My suggestion is to leave as is and wait for when you are ready for a major (breaking) version to introduce this as an breaking change. What do you think?

MaartenGr commented 8 months ago

Ah, that makes things indeed difficult. Just to be sure, I believe this relates to that which seems to have solved that. If I am not mistaken then it might be possible to install it without dependencies in poetry. If so, then I would definitely prefer not to make any breaking changes.

philippefutureboy commented 8 months ago

The linked issue indeed relate to this. I see how one could do poetry install followed by pip install --no-dep <package==...>, but in this case it doesn't help with dependabot, since for dependabot to pick up on security vulnerability the dependency (polyfuzz in this case) has to be present in the lockfile for dependabot to analyze.

I understand that you do not want to introduce breaking changes, and I respect your choice. My suggestion is that if you do introduce a breaking change from another feature (or for example if you drop support to an older version of Python 3), that could be a fortuitous moment to integrate the migration of matplotlib as an optional dependency.

As far as I am concerned, for the time being we'll just stick with the status quo and deal with the vulnerability alerts that may come from polyfuzz's dependencies. Your willingness to have had this discussion is appreciated :)
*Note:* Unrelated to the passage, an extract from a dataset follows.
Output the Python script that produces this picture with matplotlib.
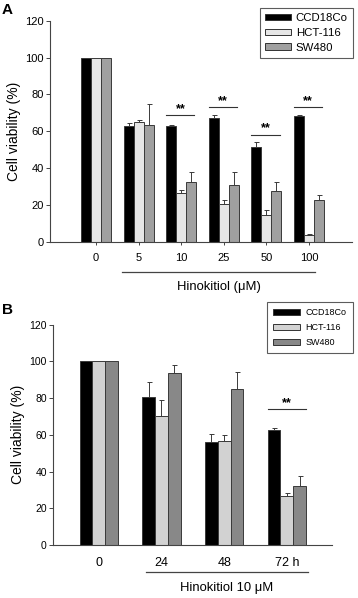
import matplotlib
matplotlib.use("Agg")
import matplotlib.pyplot as plt
import numpy as np
from matplotlib.patches import Patch
import matplotlib.transforms as mtransforms

plt.rcParams['font.family'] = ['Liberation Sans', 'DejaVu Sans']

series = ["CCD18Co", "HCT-116", "SW480"]

# Panel A
a_labels = ["0", "5", "10", "25", "50", "100"]
a_ccd = [100, 62.7, 62.7, 67.4, 51.5, 68.0]
a_ccd_err = [0, 1.7, 0.9, 1.3, 2.5, 0.9]
a_hct = [100, 65.1, 26.6, 20.4, 14.3, 3.8]
a_hct_err = [0, 0.9, 1.4, 2.4, 2.7, 0.3]
a_sw = [100, 63.3, 32.2, 30.9, 27.7, 22.4]
a_sw_err = [0, 11.4, 5.4, 6.7, 4.5, 3.1]
a_sig_idx = [2, 3, 4, 5]
a_sig_y = [68.7, 73.0, 58.0, 73.0]

# Panel B
b_labels = ["0", "24", "48", "72 h"]
b_ccd = [100, 80.4, 56.3, 62.8]
b_ccd_err = [0, 8.6, 4.0, 0.7]
b_hct = [100, 70.4, 56.8, 26.9]
b_hct_err = [0, 8.6, 3.1, 1.2]
b_sw = [100, 93.5, 85.0, 32.3]
b_sw_err = [0, 4.5, 9.0, 5.5]
b_sig_idx = [3]
b_sig_y = [73.9]

W, H = 358, 598
fig = plt.figure(figsize=(W / 100, H / 100), dpi=100)


def px_axes(l, r, t, b):
    return fig.add_axes([l / W, 1 - b / H, (r - l) / W, (b - t) / H])


def draw_panel(ax, labels, vals, errs, colors, gw, xlim, sig_idx, sig_y, sig_span,
               xtick_len, xpad, xfs, yfs, line_span, line_y, xlabel, xlabel_y):
    n = len(labels)
    x = np.arange(n)
    bw = gw / 3
    for k in range(3):
        pos = x + (k - 1) * bw
        ax.bar(pos, vals[k], width=bw, color=colors[k], edgecolor='#3a3a3a',
               linewidth=0.7, zorder=2)
        e = np.array(errs[k])
        m = e > 0
        ax.errorbar(pos[m], np.array(vals[k])[m], yerr=[np.zeros(m.sum()), e[m]],
                    fmt='none', ecolor='#3a3a3a', elinewidth=0.7, capsize=1.8,
                    capthick=0.7, zorder=3)
    ax.set_xlim(*xlim)
    ax.set_ylim(0, 120)
    ax.set_yticks(np.arange(0, 121, 20))
    ax.set_xticks(x)
    ax.set_xticklabels(labels)
    for s in ['top', 'right']:
        ax.spines[s].set_visible(False)
    for s in ['left', 'bottom']:
        ax.spines[s].set_linewidth(0.8)
        ax.spines[s].set_color('#444444')
    ax.tick_params(axis='y', length=3, width=0.7, pad=1.5, labelsize=yfs, color='#444444')
    ax.tick_params(axis='x', length=xtick_len, width=0.7, pad=xpad, labelsize=xfs, color='#444444')
    ax.set_ylabel("Cell viability (%)", fontsize=10, labelpad=3)
    for i, yv in zip(sig_idx, sig_y):
        ax.plot([i + sig_span[0], i + sig_span[1]], [yv, yv], color='#333333', lw=0.8)
        ax.text(i + (sig_span[0] + sig_span[1]) / 2, yv + 1.8, "**", ha='center',
                va='baseline', fontsize=9, fontweight='bold')
    trans = mtransforms.blended_transform_factory(ax.transData, ax.transAxes)
    ax.plot(line_span, [line_y, line_y], color='#444444', lw=0.9, transform=trans,
            clip_on=False)
    ax.text((line_span[0] + line_span[1]) / 2, xlabel_y, xlabel, transform=trans,
            ha='center', va='center', fontsize=9.4)
    h = [Patch(facecolor=c, edgecolor='#333333', linewidth=0.7) for c in colors]
    return h


# Panel A axes: x 50..352 px, y 120 at 20.7 px, 0 at 241.7 px
axA = px_axes(50, 352, 20.7, 241.7)
hA = draw_panel(axA, a_labels, [a_ccd, a_hct, a_sw], [a_ccd_err, a_hct_err, a_sw_err],
                ['#000000', '#e6e6e6', '#a0a0a0'], 0.70, (-1.08, 6.01),
                a_sig_idx, a_sig_y, (-0.35, 0.31), 2, 6.0, 8.0, 8.0,
                (0.61, 5.15), -0.136, "Hinokitiol (μM)", -0.204)
legA = fig.legend(hA, series, loc='upper right', bbox_to_anchor=(353 / W, 1 - 8 / H),
                  borderaxespad=0, fontsize=8.2, frameon=True, fancybox=False,
                  edgecolor='#333333', handlelength=2.3, handleheight=0.5,
                  labelspacing=0.42, handletextpad=0.4, borderpad=0.45)
legA.get_frame().set_linewidth(0.8)

# Panel B axes: x 53..332 px, y 120 at 324.7 px, 0 at 545 px
axB = px_axes(53, 332, 324.7, 545)
hB = draw_panel(axB, b_labels, [b_ccd, b_hct, b_sw], [b_ccd_err, b_hct_err, b_sw_err],
                ['#000000', '#d2d2d2', '#888888'], 0.61, (-0.73, 3.72),
                b_sig_idx, b_sig_y, (-0.30, 0.30), 0, 8.3, 9.0, 7.5,
                (0.75, 3.33), -0.121, "Hinokitiol 10 μM", -0.197)
legB = fig.legend(hB, series, loc='upper right', bbox_to_anchor=(353 / W, 1 - 302 / H),
                  borderaxespad=0, fontsize=6.5, frameon=True, fancybox=False,
                  edgecolor='#333333', handlelength=3.0, handleheight=0.6,
                  labelspacing=0.65, handletextpad=0.6, borderpad=0.7)
legB.get_frame().set_linewidth(0.8)

fig.text(2 / W, 1 - 10 / H, "A", fontsize=11, fontweight='bold', va='center', ha='left')
fig.text(2 / W, 1 - 310 / H, "B", fontsize=11, fontweight='bold', va='center', ha='left')

fig.savefig("out.png", dpi=100)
I won't close in case you want to keep open for introduction alongside other breaking changes when the time comes; feel free to close!
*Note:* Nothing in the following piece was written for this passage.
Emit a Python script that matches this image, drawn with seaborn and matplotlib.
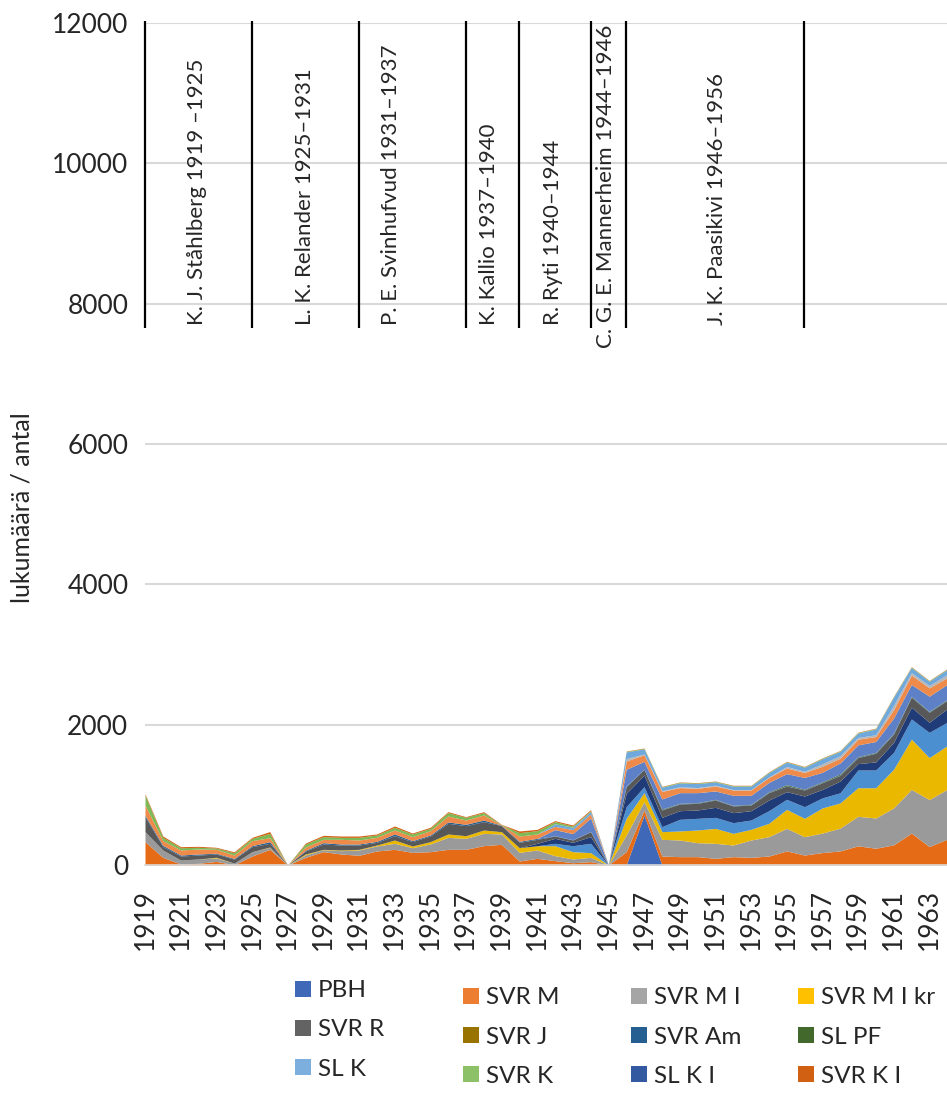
import matplotlib
matplotlib.use("Agg")
import matplotlib.pyplot as plt
import seaborn as sns
from matplotlib.patches import Patch

# years on the category axis
years = list(range(1919, 1965))

# stacked series, bottom to top
pbh = [0, 0, 0, 0, 0, 0, 0, 0, 0, 0,
       0, 0, 0, 0, 0, 0, 0, 0, 0, 0,
       0, 0, 0, 0, 0, 0, 0, 0, 712, 5,
       0, 0, 0, 0, 0, 0, 0, 0, 0, 0,
       0, 0, 0, 0, 0, 0]
svr_m = [333, 109, 14, 24, 52, 3, 128, 223, 0, 109,
         190, 157, 138, 200, 223, 180, 190, 223, 223, 276,
         295, 57, 95, 62, 33, 48, 0, 190, 72, 123,
         119, 119, 95, 119, 109, 128, 200, 142, 177, 201,
         273, 239, 287, 455, 263, 368]
svr_m_i = [142, 105, 57, 62, 48, 24, 62, 29, 0, 34,
           28, 47, 76, 71, 86, 67, 109, 171, 157, 175,
           147, 123, 119, 71, 53, 61, 0, 238, 119, 238,
           237, 199, 214, 166, 247, 276, 323, 262, 278, 325,
           421, 431, 526, 622, 670, 709]
svr_m_i_kr = [0, 0, 0, 0, 10, 0, 0, 5, 0, 14,
              5, 10, 9, 14, 47, 24, 34, 48, 38, 48,
              33, 67, 61, 142, 104, 67, 0, 237, 128, 109,
              129, 181, 213, 166, 152, 190, 270, 261, 358, 359,
              407, 431, 551, 717, 598, 622]
series5 = [0, 0, 0, 0, 0, 0, 0, 0, 0, 0,
           0, 0, 0, 0, 0, 0, 0, 0, 0, 0,
           0, 0, 0, 34, 85, 133, 0, 166, 85, 71,
           166, 166, 157, 152, 133, 180, 143, 166, 144, 144,
           253, 253, 239, 287, 359, 335]
series7 = [0, 0, 0, 0, 0, 0, 0, 0, 0, 0,
           0, 0, 0, 0, 0, 0, 0, 0, 0, 0,
           0, 0, 34, 71, 48, 95, 0, 190, 166, 133,
           123, 119, 143, 143, 133, 152, 109, 152, 120, 167,
           91, 115, 144, 168, 144, 191]
svr_r = [214, 47, 57, 56, 47, 57, 71, 52, 0, 43,
         76, 71, 62, 38, 62, 62, 80, 152, 143, 119,
         86, 76, 57, 33, 33, 71, 0, 95, 81, 104,
         95, 95, 104, 95, 81, 105, 80, 86, 95, 81,
         86, 124, 119, 143, 143, 120]
svr_am = [19, 19, 14, 15, 10, 10, 14, 24, 0, 10,
          19, 14, 14, 14, 24, 14, 14, 19, 19, 23,
          5, 14, 14, 5, 5, 5, 0, 10, 5, 5,
          5, 5, 5, 5, 5, 5, 5, 5, 5, 5,
          5, 5, 5, 5, 5, 5]
sl_pf = [0, 0, 0, 0, 0, 0, 0, 0, 0, 0,
         0, 0, 0, 0, 0, 0, 0, 0, 0, 0,
         0, 0, 0, 0, 0, 0, 0, 0, 0, 10,
         5, 5, 5, 5, 5, 8, 15, 8, 10, 15,
         8, 8, 8, 8, 8, 8]
series13 = [0, 0, 0, 0, 0, 0, 0, 0, 0, 0,
            0, 0, 0, 0, 0, 0, 0, 0, 0, 0,
            0, 0, 0, 86, 86, 190, 0, 238, 109, 143,
            152, 142, 119, 142, 128, 133, 157, 166, 134, 158,
            168, 154, 215, 168, 216, 215]
series14 = [147, 67, 72, 71, 56, 47, 72, 57, 0, 46,
            48, 67, 57, 57, 57, 57, 62, 85, 61, 72,
            5, 76, 62, 47, 57, 57, 0, 118, 95, 109,
            72, 62, 71, 76, 76, 71, 81, 71, 86, 67,
            81, 71, 120, 134, 119, 96]
series15 = [0, 0, 0, 0, 0, 0, 0, 0, 0, 0,
            0, 0, 0, 0, 0, 0, 0, 0, 0, 0,
            0, 0, 0, 0, 0, 0, 0, 35, 10, 10,
            10, 11, 10, 6, 6, 6, 21, 16, 35, 35,
            25, 25, 58, 35, 34, 45]
sl_k = [0, 0, 0, 0, 0, 0, 0, 0, 0, 0,
        0, 0, 0, 0, 0, 0, 0, 0, 0, 0,
        0, 0, 0, 38, 33, 38, 0, 95, 72, 48,
        57, 57, 48, 48, 48, 62, 61, 57, 72, 62,
        62, 82, 120, 72, 58, 71]
svr_k = [143, 47, 33, 24, 19, 33, 33, 61, 0, 43,
         38, 28, 38, 34, 38, 38, 33, 48, 38, 33,
         5, 48, 47, 29, 19, 10, 0, 8, 8, 8,
         8, 8, 8, 8, 8, 8, 8, 8, 8, 8,
         8, 8, 8, 8, 8, 8]
svr_k_i = [16, 19, 14, 14, 10, 14, 14, 25, 0, 14,
           19, 19, 19, 14, 19, 14, 15, 14, 10, 14,
           4, 24, 19, 14, 14, 14, 0, 5, 5, 5,
           5, 5, 5, 5, 5, 5, 5, 5, 5, 5,
           5, 5, 5, 5, 5, 5]

stack = [pbh, svr_m, svr_m_i, svr_m_i_kr, series5, series7, svr_r, svr_am,
         sl_pf, series13, series14, series15, sl_k, svr_k, svr_k_i]
stack_colors = ["#4068B8", "#E66B17", "#9A9A9A", "#EBB800", "#4B8FD0", "#1F3B78",
                "#585858", "#255E91", "#43682B", "#5E80C6", "#EE8A4A", "#B7B7B7",
                "#6FA8DC", "#7DBA55", "#D26012"]

# legend entries (row by row as in the original)
legend_labels = ["PBH", "SVR M", "SVR M I", "SVR M I kr",
                 "SVR R", "SVR J", "SVR Am", "SL PF",
                 "SL K", "SVR K", "SL K I", "SVR K I"]
legend_colors = ["#4068B8", "#ED7D31", "#A5A5A5", "#FFC000",
                 "#636363", "#997300", "#255E91", "#43682B",
                 "#7CAFDD", "#8CC168", "#335AA1", "#D26012"]

# presidents: term start lines and labels
term_starts = [1919, 1925, 1931, 1937, 1940, 1944, 1946, 1956]
term_labels = ["K. J. Ståhlberg 1919 –1925", "L. K. Relander 1925–1931",
               "P. E. Svinhufvud 1931–1937", "K. Kallio 1937–1940",
               "R. Ryti 1940–1944", "C. G. E. Mannerheim 1944–1946",
               "J. K. Paasikivi 1946–1956"]
label_x = [1921.9, 1927.95, 1932.8, 1938.3, 1941.9, 1944.85, 1951.1]
label_y = [7700, 7700, 7700, 7700, 7700, 7370, 7700]

sns.set_style("white")
plt.rcParams["font.family"] = ["Lato", "DejaVu Sans"]

W, H = 947, 1098
fig = plt.figure(figsize=(W / 100, H / 100), dpi=100)
ax = fig.add_axes([145 / W, 1 - 865 / H, (W - 145) / W, (865 - 23) / H])

ax.stackplot(years, *stack, colors=stack_colors, linewidth=0, zorder=2)

ax.set_xlim(1919, 1963.9)
ax.set_ylim(0, 12000)
ax.set_yticks(range(0, 12001, 2000))
ax.set_yticklabels([str(v) for v in range(0, 12001, 2000)], fontsize=19)
ax.grid(axis="y", color="#D9D9D9", linewidth=1.5, zorder=0)
ax.grid(axis="x", visible=False)
ax.set_xticks(years)
ax.set_xticklabels([str(y) if (y - 1919) % 2 == 0 else "" for y in years],
                   rotation=90, fontsize=19)
ax.tick_params(axis="x", length=7, width=1.2, color="#A6A6A6", pad=10)
ax.tick_params(axis="y", length=0, pad=12)
for side in ["top", "right", "left"]:
    ax.spines[side].set_visible(False)
ax.spines["bottom"].set_color("#D9D9D9")
ax.spines["bottom"].set_linewidth(1.2)

# president term separators and names
ax.vlines(term_starts, 7650, 12030, color="black", linewidth=1.6, zorder=3, clip_on=False)
for x, y, t in zip(label_x, label_y, term_labels):
    ax.text(x, y, t, rotation=90, ha="center", va="bottom", fontsize=16, zorder=4)

fig.text(22 / W, 1 - 508 / H, "lukumäärä / antal", rotation=90,
         ha="center", va="center", fontsize=18)

# legend in four separate columns, positioned like the original
col_left = [295, 463, 631, 798]
col_mid = [1030, 1037, 1037, 1037]
for c in range(4):
    idx = [c, c + 4, c + 8]
    handles = [Patch(facecolor=legend_colors[i], edgecolor="none") for i in idx]
    fig.legend(handles, [legend_labels[i] for i in idx], loc="center left",
               bbox_to_anchor=(col_left[c] / W, 1 - col_mid[c] / H),
               frameon=False, fontsize=17.5, borderpad=0, borderaxespad=0,
               handlelength=0.65, handleheight=0.65, handletextpad=0.3,
               labelspacing=0.75)

fig.savefig("out.png", dpi=100)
MaartenGr commented 8 months ago

Ah right, that makes sense! I hoped that it would solve the issues but unfortunately, it does not.

I understand that you do not want to introduce breaking changes, and I respect your choice. My suggestion is that if you do introduce a breaking change from another feature (or for example if you drop support to an older version of Python 3), that could be a fortuitous moment to integrate the migration of matplotlib as an optional dependency.

Definitely! This is something I will take into account when a new version is released with breaking changes.

As far as I am concerned, for the time being we'll just stick with the status quo and deal with the vulnerability alerts that may come from polyfuzz's dependencies. Your willingness to have had this discussion is appreciated :)

Still, a shame that there isn't a quick fix for this. The only thing I can think of is installing a previous version of Pillow that might not have the vulnerability since PolyFuzz expects a range of versions. However, I would expect previous versions to have the same vulnerability.

I won't close in case you want to keep open for introduction alongside other breaking changes when the time comes; feel free to close!

Definitely! Leaving this open will also help understand what other users think of this issue! Thanks for brining this to the attention of all users.